In an homage to Planet of the Apes, there is a forbidden zone that is a graveyard for previous wanderers from Earth. It also seems to be a place that attracts the evil, and Daniels warns Jemma to stay away from the zone. She doesn’t listen, and her not listening ends up being the key to escape.

In this convoluted and conflated retelling of the Garden of Eden story, it’s the woman, already a possessor of knowledge, who, by not listening, finds the fruit of knowledge they need buried in the sand: an ancient sextant. That sextant, her smartphone battery, which is powerful enough to boot a vintage PC, and some astrophysics software helps her calculate the workings of the portal and its relationship to the gravity of the moons.

It’s interesting, and I think perhaps unintentional, that this episode shows how quickly humans create a mythos out of what they don’t understand. The geologist with the NASA mission thought that the planet might be a paradise. They ascribe human concepts to non-human actions.

Near the end of the episode, the new couple of Simmons and Daniels await the rare sunrise, ready to share a bottle of recovered wine. Fitz arrives, but the tormentor asserts itself to confuse and obfuscate. Daniels confronts the evil while Simmons runs to Fitz, reaching out to his fingers as he dangles on the safety rope, just inches away. By shear will Simmons locks her fingers with Fitz’s. Fitz pulls his beloved through the portal and back to the reality of the Marvel Cinematic Universe.

Humans survive. Adam and Eve offer the ultimate mythological promise. Any two humans can create a future.

The episode ends with another pair of humans, Simmons and Fitz, committing to reconstructing the portal and bringing Daniels back to Earth. (If we want to find other intelligent life that fits our human concept of civilization, SETI should create a hubris detector rather than one that seeks radio waves.)

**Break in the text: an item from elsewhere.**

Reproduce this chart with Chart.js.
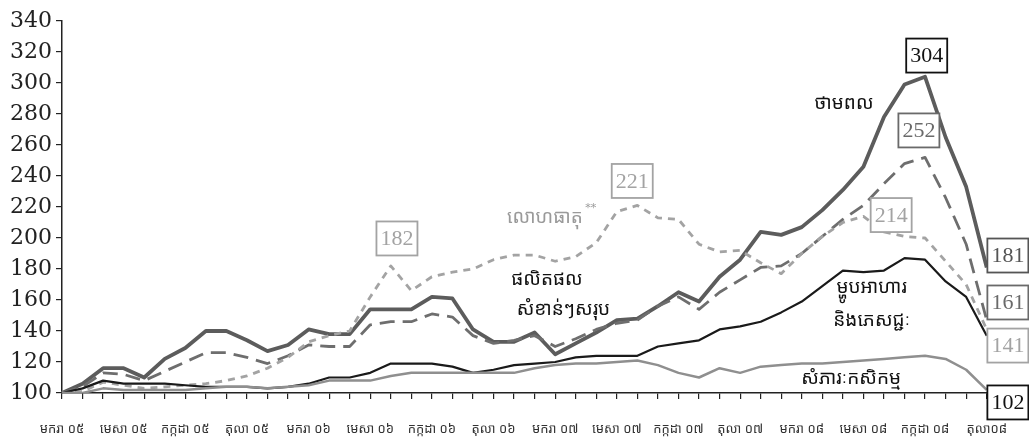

Lost. Separated. Anxious. Alone. Many a prisoner has felt this, both actual prisoners and those who find themselves prisoners of circumstance. Perhaps the power of these stories continues to resonate because as a species, we spend so much time in our own heads, with our own thoughts — thoughts that no one else can truly ever know. Only through these myths of isolation do the writers among us project the most intimate, innermost ideas and emotions into the bigger world. The isolation creates permission to allow the mind to speak its piece when no one can hear. The story of isolation allows all who wish to listen to hear.

Like all mythic places, we attach such emotions to that which we wish to return. The Garden of Paradise, Gan Eden, is today perhaps a rocky outcrop on the outskirts of Azerbaijan near Tabriz. We know how to find a physical place. Locating the idea of place is much harder.

In those 4,722 hours, the character of Jemma Simmons was mythically transformed. She found her Adam, committed to him, and planned not only to survive, but to make the best of their shared time in this anti-paradise.

I’m sure this side plot will continue, and I wouldn’t be surprised if the portal, recreated by nature or science, has something more to do with the Inhumans. Perhaps the tension between Simmons and Fitz, and their commitment to work together on the project to save Daniels, will find a way to rekindle their love even as she seeks to save another person she loves. The world of S.H.I.E.L.D. remains a messy place.

Back in our own messy world, as the time changes this weekend, residents of the northern latitudes, which includes those of us in Seattle, will be quoting Jemma Simmons from this episode regularly when we roar above the blustery din and the rain: “Where is the sun? What have you done with it? I want the sun!”